Long hours

giner ginerNOgiSPAM at myremarq.com.invalid
Tue Mar 28 17:34:06 EST 2000


In article <38DD3BD9.1FD05A50 at hotmail.com>,
notmyaddress at hotmail.com (S L Forsburg) wrote:
>Does this explain the low numbers of women in academic science--
>is this point of view (which might be called the "get a life!"
>viewpoint :-) more typically female?  IMHO, men often have a
>stronger sense that they fit in a hierarchy, and they are
worried >about how they appear to the others in that structure,
so they
>are willing to sacrifice their own feelings for the appearance.
>Thus, the competitive, macho science of 80 hour weeks, since
that's how you
>move up the hierarchy-- because everything is a competition.

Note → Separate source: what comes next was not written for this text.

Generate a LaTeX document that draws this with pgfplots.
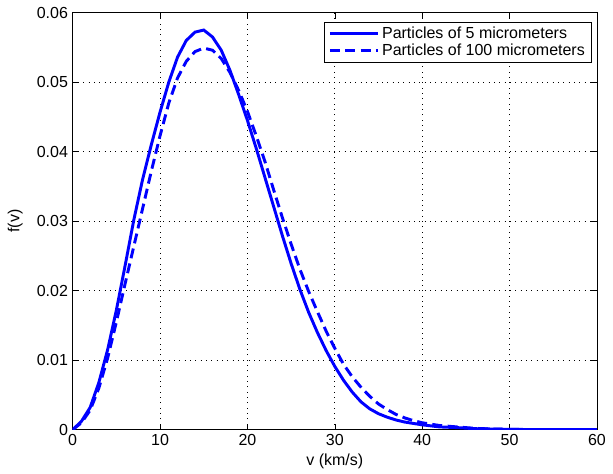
\documentclass[border=0pt]{standalone}
\usepackage{fontspec}
\setmainfont{Liberation Sans}
\usepackage{pgfplots}
\pgfplotsset{compat=1.18}
\begin{document}
\begin{tikzpicture}
\begin{axis}[
  at={(0,0)}, anchor=south west,
  scale only axis,
  width=393.2pt, height=312.75pt,
  xmin=0, xmax=60, ymin=0, ymax=0.06,
  xtick={0,10,...,60},
  ytick={0,0.01,0.02,0.03,0.04,0.05,0.06},
  scaled y ticks=false,
  /pgf/number format/assume math mode=true,
  yticklabel style={/pgf/number format/fixed,/pgf/number format/precision=2},
  tick label style={font=\fontsize{12}{14}\selectfont},
  label style={font=\fontsize{12}{14}\selectfont},
  tick align=inside,
  major tick length=4.5pt,
  tick style={black, line width=0.5pt},
  axis line style={line width=0.6pt},
  grid=major,
  major grid style={black, line width=0.6pt, dash pattern=on 0.6pt off 3.4pt},
  xlabel={v (km/s)},
  ylabel={f(v)},
  xlabel style={at={([yshift=-24pt]axis description cs:0.5,0)}, anchor=center},
  ylabel style={at={([xshift=-43pt]axis description cs:0,0.5)}, anchor=center, rotate=0},
  legend style={at={([xshift=-3.8pt,yshift=-6.8pt]axis description cs:1,1)}, anchor=north east,
    font=\fontsize{12}{14}\selectfont, draw=black, line width=0.6pt, inner xsep=3pt, inner ysep=1.5pt,
    row sep=-1.5pt},
  legend cell align=left,
  legend image code/.code={\draw[#1] (0pt,0pt) -- (36pt,0pt);},
]
\addplot[blue, line width=2.2pt] coordinates {
(0,0) (1,0.0012) (2,0.0032) (3,0.0068) (4,0.0115) (5,0.0172) (6,0.0236) (7,0.0302)
(8,0.0360) (9,0.0410) (10,0.0457) (11,0.0500) (12,0.0536) (13,0.0560) (14,0.0572)
(15,0.0575) (16,0.0565) (17,0.0546) (18,0.0517) (19,0.0482) (20,0.0445) (21,0.0405)
(22,0.0363) (23,0.0321) (24,0.0279) (25,0.0239) (26,0.0202) (27,0.0169) (28,0.0140)
(29,0.0114) (30,0.0091) (31,0.0071) (32,0.0054) (33,0.0040) (34,0.0030) (35,0.0023)
(36,0.0018) (37,0.0014) (38,0.0011) (39,0.0009) (40,0.0007) (42,0.0004) (44,0.0003)
(46,0.00015) (48,0.0001) (50,0.00005) (55,0) (60,0)
};
\addlegendentry{Particles of 5 micrometers}
\addplot[blue, line width=2.2pt, dash pattern=on 7.5pt off 4pt] coordinates {
(0,0) (1,0.0010) (2,0.0028) (3,0.0060) (4,0.0103) (5,0.0155) (6,0.0210) (7,0.0264)
(8,0.0318) (9,0.0372) (10,0.0423) (11,0.0470) (12,0.0506) (13,0.0530) (14,0.0544)
(15,0.0549) (16,0.0546) (17,0.0534) (18,0.0514) (19,0.0488) (20,0.0458) (21,0.0423)
(22,0.0386) (23,0.0345) (24,0.0305) (25,0.0267) (26,0.0231) (27,0.0199) (28,0.0170)
(29,0.0142) (30,0.0117) (31,0.0094) (32,0.0076) (33,0.0061) (34,0.0048) (35,0.0037)
(36,0.0029) (37,0.0022) (38,0.0017) (39,0.0013) (40,0.0010) (42,0.0006) (44,0.0004)
(46,0.0002) (48,0.0001) (50,0.00005) (55,0) (60,0)
};
\addlegendentry{Particles of 100 micrometers}
\end{axis}
\pgfresetboundingbox
\path (-54.5pt,-32.5pt) rectangle (405.2pt,322.25pt);
\end{tikzpicture}
\end{document}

Maybe it's not so much that men have a better sense of how to fit
in, but more due to the differences in how men and women view
success. I know I'm making quite a broad generalization here, but
I think men are taught that to be successful they must have a
successful career and makes lots of money. And to play all those
career games, because their ability to 'move up' is judged on
those terms. Most women that I know have a much broader view of
success, one that includes having a nice place to live, a
significant other to share their lives with, a family, etc.
There's less pressure for a successful career, at least in the
circle I grew up in. (On the other hand, my mother always
believed
success meant marrying a rich doctor).

> Maybe women are more likely to get annoyed
>with this and move out;  their sense of self worth not coming
>from what the macho guy down the hall says, but from
themselves.  >Maybe the macho men are secretly more worried
about what the rest >of the hierarchy thinks, whereas the women
can leave it behind.
>
>Well, its a thought. :-)

And a very good thought indeed! I do think that the more macho
bluster you see, the more insecure that person is.